FIG. 11 shows an architecture with a complete system at a site and a partial system at a remote site according to an embodiment;

FIG. 12 shows a flowchart of a method for storing customer data in a distributed database according to an embodiment;

FIG. 13 depicts a server according to an embodiment; and

FIG. 14 depicts an electronic storage medium on which computer program embodiments can be stored.

DETAILED DESCRIPTION

The following description of the embodiments refers to the accompanying drawings. The same reference numbers in different drawings identify the same or similar elements. The following detailed description does not limit the invention. Instead, the scope of the invention is defined by the appended claims. The embodiments to be discussed next are not limited to the configurations described below, but may be extended to other arrangements as discussed later.

Reference throughout the specification to “one embodiment” or “an embodiment” means that a particular feature, structure or characteristic described in connection with an embodiment is included in at least one embodiment of the present invention. Thus, the appearance of the phrases “in one embodiment” or “in an embodiment” in various places throughout the specification is not necessarily all referring to the same embodiment. Further, the particular features, structures or characteristics may be combined in any suitable manner in one or more embodiments.

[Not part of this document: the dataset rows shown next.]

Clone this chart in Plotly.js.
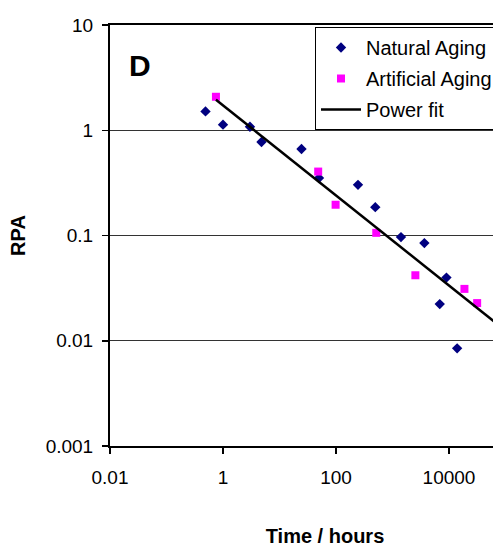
<!DOCTYPE html>
<html>
<head>
<meta charset="utf-8">
<script src="https://cdn.plot.ly/plotly-3.0.1.min.js"></script>
<style>html,body{margin:0;padding:0;background:#fff;overflow:hidden;width:493px;height:547px}</style>
</head>
<body>
<div id="chart" style="width:540px;height:547px"></div>
<script>
// Natural aging (navy diamonds)
const naturalHours = [0.49, 1.0, 3.0, 4.8, 24.5, 50, 245, 496, 1413, 3665, 6860, 9010, 13930];
const naturalRPA   = [1.51, 1.13, 1.08, 0.773, 0.664, 0.352, 0.303, 0.186, 0.0966, 0.0847, 0.0223, 0.0398, 0.00847];
// Artificial aging (magenta squares)
const artificialHours = [0.75, 48.4, 98.4, 516, 2540, 18760, 31500];
const artificialRPA   = [2.08, 0.405, 0.196, 0.106, 0.0419, 0.0311, 0.0228];
// Power fit line endpoints
const fitHours = [0.75, 100000];
const fitRPA   = [1.95, 0.0125];
// Tick labels
const xTickVals = [0.01, 1, 100, 10000];
const xTickText = ['0.01', '1', '100', '10000'];
const yTickVals = [0.001, 0.01, 0.1, 1, 10];
const yTickText = ['0.001', '0.01', '0.1', '1', '10'];

const FONT = 'Liberation Sans, Arial, sans-serif';

const traces = [
  {x: naturalHours, y: naturalRPA, mode: 'markers', type: 'scatter', name: 'Natural Aging',
   legendgroup: 'a',
   marker: {symbol: 'diamond', size: 8, color: '#000080'}},
  {x: artificialHours, y: artificialRPA, mode: 'markers', type: 'scatter', name: 'Artificial Aging',
   legendgroup: 'b',
   marker: {symbol: 'square', size: 8, color: '#FF00FF'}},
  {x: fitHours, y: fitRPA, mode: 'lines', type: 'scatter', name: 'Power fit',
   legendgroup: 'c',
   line: {color: '#000000', width: 2.5}}
];

const W = 540;
const plotW = W - 110;

const layout = {
  width: W, height: 547,
  margin: {l: 110, r: 0, t: 25, b: 101},
  paper_bgcolor: '#ffffff', plot_bgcolor: '#ffffff',
  font: {family: FONT, color: '#000', size: 19},
  showlegend: true,
  legend: {
    x: (315-110)/plotW, xanchor: 'left', y: 1 - 2/421, yanchor: 'top',
    bgcolor: '#ffffff', bordercolor: '#000', borderwidth: 1,
    font: {family: FONT, size: 20, color: '#000'},
    itemwidth: 40, tracegroupgap: 2, traceorder: 'grouped'
  },
  xaxis: {
    type: 'log', range: [-2, -2 + plotW/56.5], automargin: false,
    tickvals: xTickVals, ticktext: xTickText,
    ticks: 'outside', ticklen: 6, tickwidth: 1.5, tickcolor: '#000',
    ticklabelstandoff: 7,
    showline: true, linecolor: '#000', linewidth: 2, mirror: true,
    showgrid: false, zeroline: false,
    tickfont: {family: FONT, size: 19, color: '#000'},
    title: {text: '<b>Time / hours</b>', font: {family: FONT, size: 20, color: '#000'}, standoff: 47}
  },
  yaxis: {
    type: 'log', range: [-3, 1], automargin: false,
    tickvals: yTickVals, ticktext: yTickText,
    ticks: 'outside', ticklen: 6, tickwidth: 1.5, tickcolor: '#000',
    ticklabelstandoff: 5,
    showline: true, linecolor: '#000', linewidth: 2,
    showgrid: true, gridcolor: '#333', gridwidth: 1,
    zeroline: false,
    tickfont: {family: FONT, size: 19, color: '#000'},
    title: {text: '<b>RPA</b>', font: {family: FONT, size: 20, color: '#000'}, standoff: 15}
  },
  annotations: [
    {text: '<b>D</b>', xref: 'paper', yref: 'paper', x: (140-110)/plotW, y: 1-(65-25)/421,
     xanchor: 'center', yanchor: 'middle', showarrow: false,
     font: {family: FONT, size: 30, color: '#000'}}
  ]
};

Plotly.newPlot('chart', traces, layout, {displayModeBar: false, staticPlot: true});
</script>
</body>
</html>
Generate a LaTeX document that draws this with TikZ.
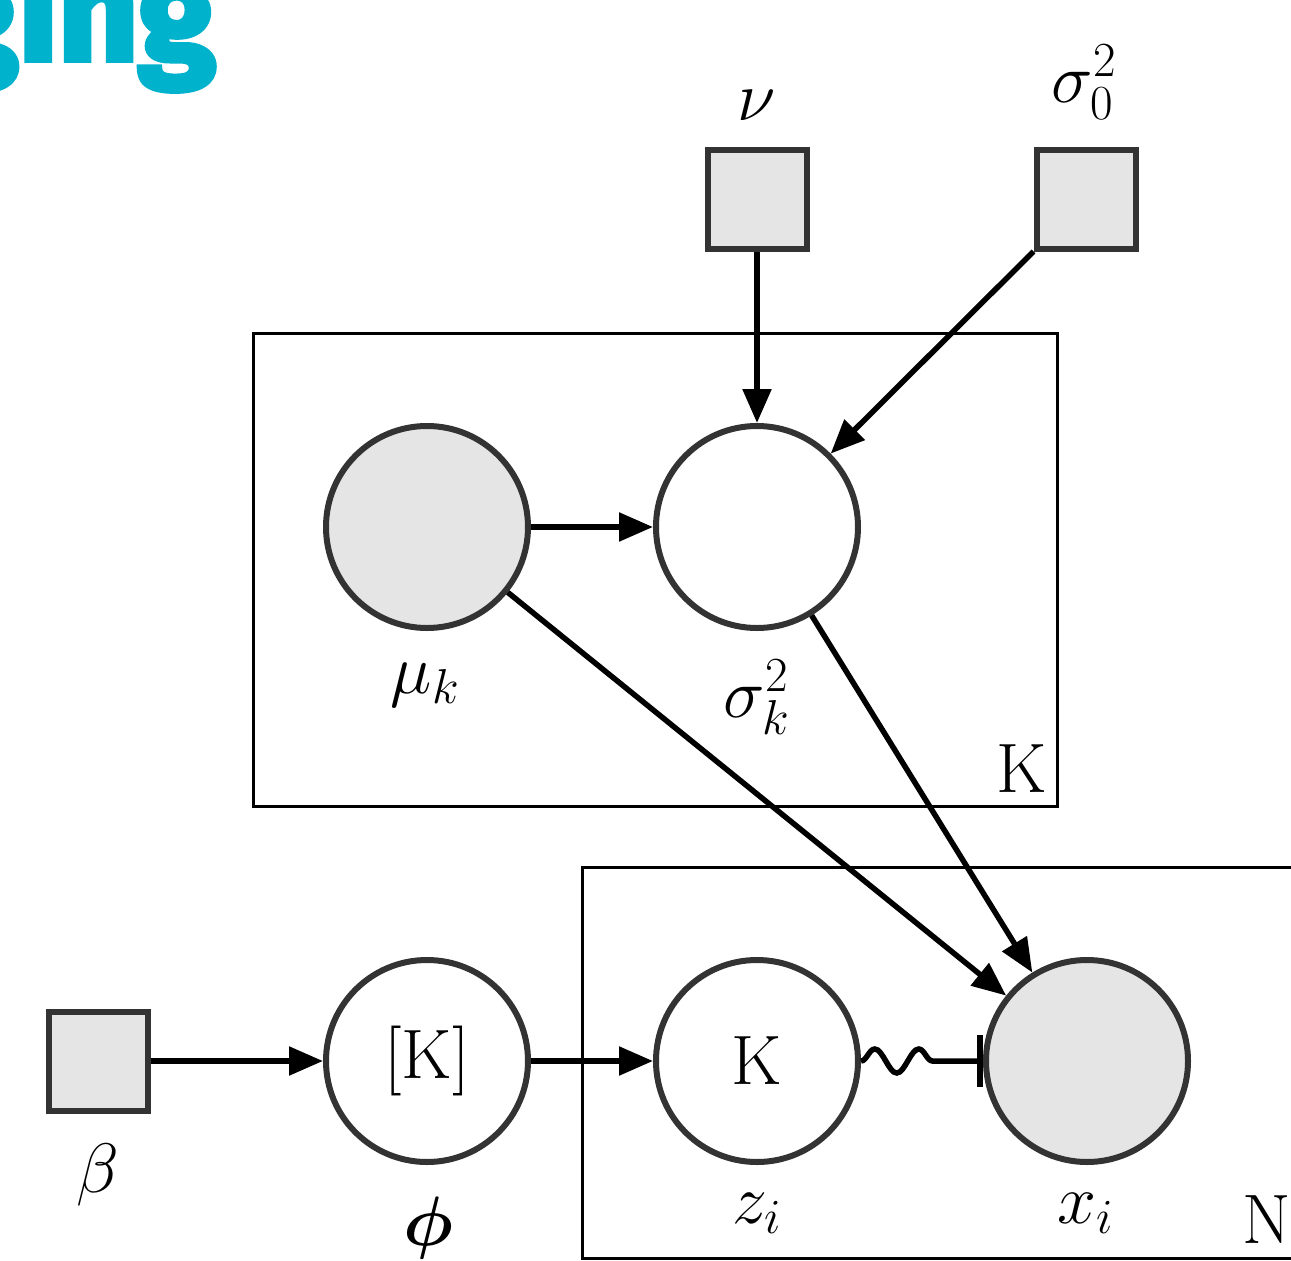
\RequirePackage{fix-cm}
\documentclass[tikz,border=0pt]{standalone}
\usepackage{bm}
\usepackage{fontspec}
\usetikzlibrary{arrows.meta,decorations.pathmorphing}
\newfontfamily\titlefont{Fira Sans}[FakeBold=4]
\definecolor{cyantitle}{RGB}{0,178,204}
\definecolor{nodegray}{RGB}{229,229,229}
\definecolor{nodeborder}{RGB}{51,51,51}
\begin{document}
\begin{tikzpicture}[x=1pt,y=-1pt,
  every node/.style={font=\fontsize{70}{84}\selectfont},
  latent/.style={circle, draw=nodeborder, line width=6pt, fill=white, minimum size=202pt, inner sep=0pt},
  observed/.style={latent, fill=nodegray},
  param/.style={rectangle, draw=nodeborder, line width=6pt, fill=nodegray, minimum size=99pt, inner sep=0pt},
  plate/.style={rectangle, draw=black, line width=3pt, inner sep=0pt, anchor=north west},
  edge/.style={line width=5.5pt, -{Triangle[length=34pt,width=28pt]}},
  snakeedge/.style={line width=5.5pt, -{Bar[width=52pt,line width=6pt]}, decorate,
    decoration={snake, amplitude=12pt, segment length=44pt, post length=30pt}},
  lbl/.style={anchor=base, inner sep=0pt},
]
\useasboundingbox (0,0) rectangle (1291,1261);
\clip (0,0) rectangle (1291,1261);

% title fragment
\node[anchor=base east, text=cyantitle, inner sep=0pt, font=\titlefont\bfseries\fontsize{140}{140}\selectfont] (title) at (216,60) {ging};

% plates
\node[plate, minimum width=804pt, minimum height=473pt] (plateK) at (252,332) {};
\node[plate, minimum width=760pt, minimum height=391pt] (plateN) at (581,866) {};
\node[lbl, anchor=base east] (Klbl) at (1047,792) {K};
\node[lbl, anchor=base west] (Nlbl) at (1242,1243) {N};

% hyperparameters
\node[param] (nu) at (757,199) {};
\node[param] (s0) at (1086,199) {};
\node[param] (beta) at (98,1061) {};
\node[lbl] (nulbl) at (757,120) {$\nu$};
\node[lbl] (s0lbl) at (1084,102) {$\sigma_0^2$};
\node[lbl] (betalbl) at (98,1192) {$\beta$};

% variables
\node[observed] (mu) at (427,527) {};
\node[latent] (sk) at (757,527) {};
\node[latent] (phi) at (427,1061) {[K]};
\node[latent] (zi) at (757,1061) {K};
\node[observed] (xi) at (1087,1061) {};

\node[lbl] (mulbl) at (425,693) {$\mu_k$};
\node[lbl] (sklbl) at (757,717) {$\sigma_k^2$};
\node[lbl] (philbl) at (428,1245) {$\bm{\phi}$};
\node[lbl] (zilbl) at (757,1223) {$z_i$};
\node[lbl] (xilbl) at (1085,1223) {$x_i$};

% edges
\draw[edge] (nu) -- (sk);
\draw[edge] (s0.south west) -- (sk);
\draw[edge] (mu) -- (sk);
\draw[edge] (mu) -- (xi);
\draw[edge] (sk) -- (xi);
\draw[edge] (beta) -- (phi);
\draw[edge] (phi) -- (zi);
\draw[snakeedge] (zi) -- (xi);
\end{tikzpicture}
\end{document}
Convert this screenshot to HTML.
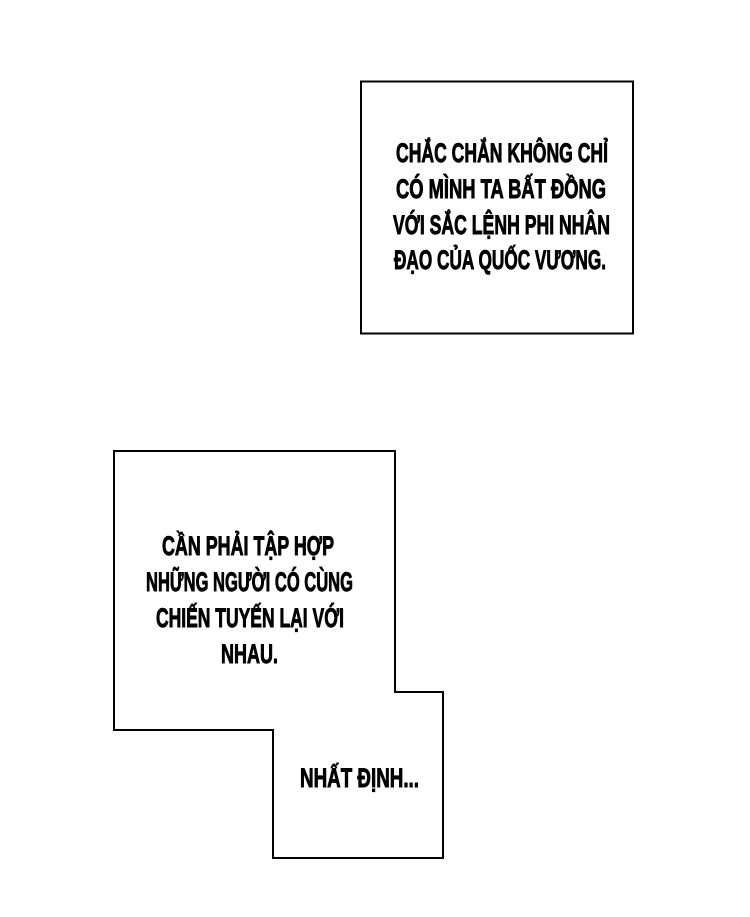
<!DOCTYPE html>
<html><head><meta charset="utf-8"><style>
html,body{margin:0;padding:0;background:#fff;}
svg{display:block}
text{font-family:"Liberation Sans Narrow","Liberation Sans",sans-serif;font-weight:bold;font-size:27px;fill:#000;stroke:#000;stroke-width:0.9px;}
</style></head><body>
<svg width="750" height="917" viewBox="0 0 750 917" xmlns="http://www.w3.org/2000/svg">
<rect x="0" y="0" width="750" height="917" fill="#fff"/>
<rect x="361" y="81.5" width="272" height="252" fill="#fff" stroke="#000" stroke-width="2"/>
<polygon points="114,451 395,451 395,692 443,692 443,858 273,858 273,730 114,730" fill="#fff" stroke="#000" stroke-width="2"/>
<text x="396" y="162" textLength="212" lengthAdjust="spacingAndGlyphs">CHẮC CHẮN KHÔNG CHỈ</text>
<text x="396" y="198" textLength="210" lengthAdjust="spacingAndGlyphs">CÓ MÌNH TA BẤT ĐỒNG</text>
<text x="393" y="234" textLength="217" lengthAdjust="spacingAndGlyphs">VỚI SẮC LỆNH PHI NHÂN</text>
<text x="394" y="269" textLength="212" lengthAdjust="spacingAndGlyphs">ĐẠO CỦA QUỐC VƯƠNG.</text>
<text x="162" y="555" textLength="172" lengthAdjust="spacingAndGlyphs">CẦN PHẢI TẬP HỢP</text>
<text x="146" y="591" textLength="207" lengthAdjust="spacingAndGlyphs">NHỮNG NGƯỜI CÓ CÙNG</text>
<text x="156" y="627" textLength="188" lengthAdjust="spacingAndGlyphs">CHIẾN TUYẾN LẠI VỚI</text>
<text x="221" y="663" textLength="57" lengthAdjust="spacingAndGlyphs">NHAU.</text>
<text x="300" y="787" textLength="119" lengthAdjust="spacingAndGlyphs">NHẤT ĐỊNH...</text>
</svg>
</body></html>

As described in the Background section, there are problems associated with data distribution and data processing. Embodiments described herein provide systems and methods for dividing unique categories of customer data into different dedicated groups of servers by distributing the load and processing to each designated group of servers. For example, according to an embodiment, there can be designated groups of servers per customer datatypes where client applications can be responsible to categorize their data according to different data types. The database (DB) system ensures that the different data types are stored separately, where desired, according to pre-defined partitioning information. Each customer datatype is associated with different data categories for each customer.

According to an embodiment, there can be a DB system 400 which uses designated servers (or server groups) per datatype as shown in FIG. 4. FIG. 4 includes a plurality of Applications, e.g., Application1 402, Application2 404, Application3 406 and Application4 408, a logical routing layer 410 and a plurality of servers/server groups, e.g., index data server 412, real-time data server 414, historical data server 416, sensitive data server 418 and schedule data server 420. One or more applications can interact with one or more desired servers or server groups, depending upon the application's need. For example, as shown in FIG. 4, Application1 402 is in communication, via the logical routing layer 410, with the index data server 412 to, for example, save or retrieve customer name(s) for searching. Application2 404 is in communication, via the logical routing layer 410, with both the index data server 412 and the historical data server 404 to, for example, save or retrieve both customer name and CDR information. Since index, real-time, historical and sensitive data have been previously described in the Background section these datatypes are not further defined here. However, another data server group “schedule” has been added which can store data associated with known job schedules for the different servers. An example of the schedule datatype is a timestamp, e.g., a timestamp associated with when the last scheduled job was run. This data could then be used by the system to know when the next time should be for running the scheduler. Further, the types of data servers shown herein is not intended to be limiting and it is understood that more or fewer types of data servers can be implemented as desired.

According to an embodiment, based on the access frequency, the data storage capacity needs and the use of the data server, different types of hardware can be used to both optimize the system and to reduce system costs. For example, the index data server 412 is a high access system with relatively low data storage requirements, as compared to the historical data server 416. As such a solid state drive (SSD) can be used to store data in data server 412. As the historical data server 416 has a lower access frequency with a larger data storage requirement, a spinning disk system can be used to store data in server 416. With regards to the sensitive data server 418, encrypted hardware, as well as tokens, can be used with the data storage system to protect the sensitive data.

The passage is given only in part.